## DATA EXCERPT:

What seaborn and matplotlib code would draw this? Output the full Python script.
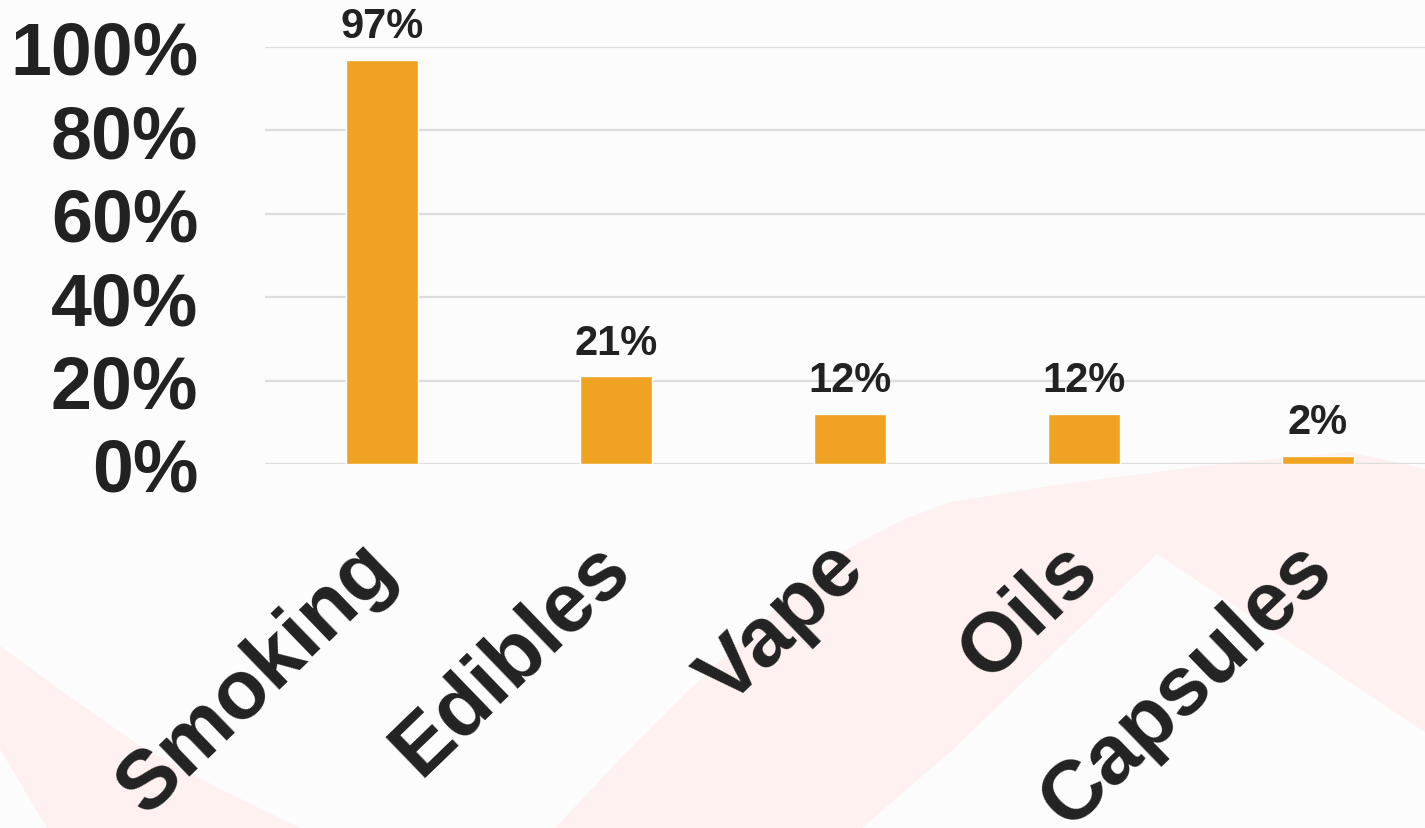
import matplotlib
matplotlib.use("Agg")
import matplotlib.pyplot as plt
from matplotlib.patches import Polygon
from matplotlib.transforms import ScaledTranslation
import seaborn as sns
import pandas as pd

# Consumption methods and share of respondents (%)
methods = ["Smoking", "Edibles", "Vape", "Oils", "Capsules"]
shares = [97, 21, 12, 12, 2]
y_ticks = [0, 20, 40, 60, 80, 100]
y_tick_labels = ["0%", "20%", "40%", "60%", "80%", "100%"]

BAR_COLOR = "#F0A322"
TEXT_COLOR = "#222222"
GRID_COLOR = "#DDDDDD"
BG_COLOR = "#FCFCFC"
WAVE_COLOR = "#FEF1F0"

sns.set_theme(style="white")
plt.rcParams["font.family"] = ["Liberation Sans", "DejaVu Sans"]
plt.rcParams["font.weight"] = "bold"

W, H = 1425, 829
fig = plt.figure(figsize=(W / 100, H / 100), dpi=100, facecolor=BG_COLOR)

# soft decorative waves in the background (figure pixel space)
def px(points):
    return [(x / W, 1 - y / H) for x, y in points]

waves = [
    [(0, 647), (70, 698), (140, 747), (220, 790), (300, 829), (47, 829), (0, 750)],
    [(555, 829), (620, 760), (690, 690), (770, 615), (842, 553), (900, 522),
     (950, 503), (1050, 487), (1217, 465), (1350, 453), (1425, 470),
     (1425, 733), (1157, 555), (950, 753), (862, 829)],
]
for pts in waves:
    fig.patches.append(Polygon(px(pts), closed=True, transform=fig.transFigure,
                               facecolor=WAVE_COLOR, edgecolor="none", zorder=-5))

ax = fig.add_axes([265 / W, 1 - 465 / H, (W - 265) / W, (465 - 48) / H])
ax.set_facecolor("none")
ax.set_zorder(2)

df = pd.DataFrame({"method": methods, "share": shares})
sns.barplot(data=df, x="method", y="share", color=BAR_COLOR, saturation=1,
            width=0.31, ax=ax, zorder=3)

ax.set_xlim(-0.5, 4.457)
ax.set_ylim(0, 100)
ax.set_yticks(y_ticks)
ax.set_yticklabels(y_tick_labels)
ax.set_xlabel("")
ax.set_ylabel("")

ax.yaxis.grid(True, color=GRID_COLOR, linewidth=1.6, zorder=1)
ax.xaxis.grid(False)
ax.set_axisbelow(True)
for s in ax.spines.values():
    s.set_visible(False)

ax.tick_params(axis="y", length=0, pad=48, labelsize=53, labelcolor=TEXT_COLOR)
ax.tick_params(axis="x", length=0, pad=10, labelsize=60, labelcolor=TEXT_COLOR)
for lbl in ax.get_yticklabels():
    lbl.set_fontweight("bold")

shift = ScaledTranslation(2 / 100, -78 / 100, fig.dpi_scale_trans)
for lbl in ax.get_xticklabels():
    lbl.set_rotation(44)
    lbl.set_ha("right")
    lbl.set_va("center")
    lbl.set_rotation_mode("anchor")
    lbl.set_fontweight("bold")
    lbl.set_transform(lbl.get_transform() + shift)

for cont in ax.containers:
    ax.bar_label(cont, labels=[f"{v}%" for v in shares], padding=10,
                 fontsize=30, fontweight="bold", color=TEXT_COLOR, clip_on=False)

fig.savefig("out.png", dpi=100, facecolor=BG_COLOR)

## WRITTEN INSTRUCTION:
Pictures are excluded; extract exactly the lines from the start of the data through the line that holds "fig = plt.figure(figsize=(W", both ends included.

## OUTPUT BELOW:
What seaborn and matplotlib code would draw this? Output the full Python script.
import matplotlib
matplotlib.use("Agg")
import matplotlib.pyplot as plt
from matplotlib.patches import Polygon
from matplotlib.transforms import ScaledTranslation
import seaborn as sns
import pandas as pd

# Consumption methods and share of respondents (%)
methods = ["Smoking", "Edibles", "Vape", "Oils", "Capsules"]
shares = [97, 21, 12, 12, 2]
y_ticks = [0, 20, 40, 60, 80, 100]
y_tick_labels = ["0%", "20%", "40%", "60%", "80%", "100%"]

BAR_COLOR = "#F0A322"
TEXT_COLOR = "#222222"
GRID_COLOR = "#DDDDDD"
BG_COLOR = "#FCFCFC"
WAVE_COLOR = "#FEF1F0"

sns.set_theme(style="white")
plt.rcParams["font.family"] = ["Liberation Sans", "DejaVu Sans"]
plt.rcParams["font.weight"] = "bold"

W, H = 1425, 829
fig = plt.figure(figsize=(W / 100, H / 100), dpi=100, facecolor=BG_COLOR)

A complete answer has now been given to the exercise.